今回の福岡市議選において、定数9をめぐって16人の候補者が火花を散らした早良区。買い物客が集まる西新周辺は、各陣営の選挙カーが所狭しと駆け回った。そのような状況下で、多くの陣営スタッフ、とくにウグイス嬢を困惑・かく乱させた陣営があった。
「○○候補の健闘を祈ります!」、「お互いがんばりましょう!」。よっぽど敵対していない限り、異なる陣営の選挙カーがすれ違う際、そうしたやり取りが行なわれることが多い。有権者の手前、声をかけられたほうも無視するわけにはいかないからだ。
ところが、昨年(2010年)11月の福岡市長選に続き、再度、福岡市政に挑戦した新人・飯野健二氏(49)の選挙カーは、至近距離にならないと識別不能という"ステルス性"に優れていた。飯野氏が代表を務める地域政党「福岡維新の会」の幹部によると、「予算の都合で、やぐらを作ることができず、ポスターを車体の横に貼ったが・・・。遠くからでは誰の車か分かりづらいはずだ」という。

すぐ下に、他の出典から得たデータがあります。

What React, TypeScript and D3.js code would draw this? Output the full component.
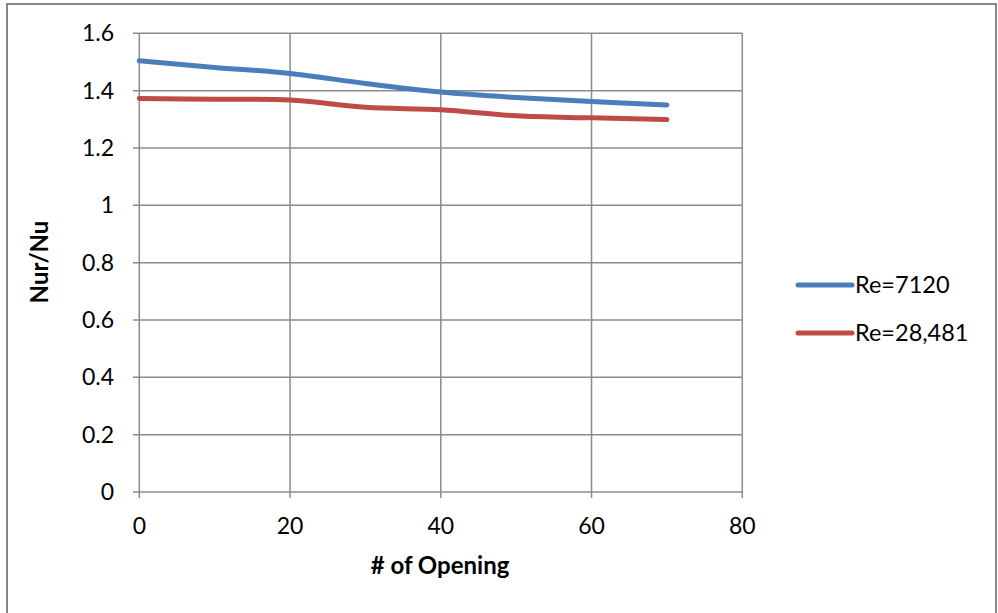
import React from "react";
import * as d3 from "d3";

const openings = [0, 10, 20, 30, 40, 50, 60, 70];
const re7120 = [1.504, 1.481, 1.46, 1.425, 1.395, 1.376, 1.362, 1.35];
const re28481 = [1.373, 1.37, 1.367, 1.342, 1.333, 1.312, 1.305, 1.299];
const seriesNames = ["Re=7120", "Re=28,481"];
const seriesColors = ["#4a7ebb", "#be4b48"];
const xTicks = [0, 20, 40, 60, 80];
const yTicks = [0, 0.2, 0.4, 0.6, 0.8, 1, 1.2, 1.4, 1.6];

export default function App() {
  const W = 998, H = 613;
  const x = d3.scaleLinear().domain([0, 80]).range([139.3, 742.3]);
  const y = d3.scaleLinear().domain([0, 1.6]).range([492, 33.3]);
  const font = "Lato, 'Open Sans', sans-serif";
  const line = d3
    .line<number>()
    .x((_, i) => x(openings[i]))
    .y((d) => y(d))
    .curve(d3.curveCatmullRom.alpha(0.5));
  const series = [re7120, re28481];
  return (
    <svg width={W} height={H} style={{ position: "absolute", left: 0, top: 0 }}>
      <rect x={0} y={0} width={W} height={H} fill="#fff" />
      <rect x={7} y={4} width={989} height={620} fill="none" stroke="#868686" strokeWidth={2} />
      {yTicks.map((t) => (
        <g key={"y" + t}>
          <line x1={133} x2={742.3} y1={y(t)} y2={y(t)} stroke="#8c8c8c" strokeWidth={1.5} />
          <text x={114} y={y(t)} dy="0.35em" textAnchor="end" fontFamily={font} fontSize={23} fill="#000">
            {t === 0 || t === 1 ? String(t) : t.toFixed(1)}
          </text>
        </g>
      ))}
      {xTicks.map((t) => (
        <g key={"x" + t}>
          <line x1={x(t)} x2={x(t)} y1={33.3} y2={498} stroke="#8c8c8c" strokeWidth={1.5} />
          <text x={x(t)} y={526} dy="0.35em" textAnchor="middle" fontFamily={font} fontSize={23} fill="#000">
            {t}
          </text>
        </g>
      ))}
      {series.map((s, i) => (
        <path key={i} d={line(s) || ""} fill="none" stroke={seriesColors[i]} strokeWidth={5} strokeLinecap="round" strokeLinejoin="round" />
      ))}
      <text x={440} y={566} dy="0.35em" textAnchor="middle" fontFamily={font} fontSize={24} fontWeight="bold" fill="#000">
        # of Opening
      </text>
      <text transform="translate(40,262) rotate(-90)" dy="0.35em" textAnchor="middle" fontFamily={font} fontSize={24} fontWeight="bold" fill="#000">
        Nur/Nu
      </text>
      {seriesNames.map((n, i) => (
        <g key={n}>
          <line x1={798} x2={852} y1={285 + i * 48} y2={285 + i * 48} stroke={seriesColors[i]} strokeWidth={5} strokeLinecap="round" />
          <text x={855} y={285 + i * 48} dy="0.35em" fontFamily={font} fontSize={23.5} fill="#000">
            {n}
          </text>
        </g>
      ))}
    </svg>
  );
}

"やぐら"とは、候補者の名前などが書かれた看板を選挙カーの屋根のうえに設けたもの。たいていの選挙カーは設置しているので、目にしたことのある人は多いはずだ。飯野氏の選挙カーが軽自動車であったことも、ステルス性を向上させた。渋滞時、前の車が大きい場合は、陰に隠れてしまう。一方、"やぐら"を節約した分、大音量の高性能スピーカーを2基設置できたという。
飯野氏の選挙カーから、声をかけられた陣営は混乱に陥った。「どこからか声がするが、姿が見えない。どこの陣営だ?」。返事を速やかに行なうため、マイクを握るウグイス嬢は、窓から顔を出し、四方に目をやらざるを得なかった。
なお、飯野氏は、1,147票を獲得し落選。今後の政治活動の予定については、「福岡維新の会幹部と相談のうえ、新たな道を検討したい」としている。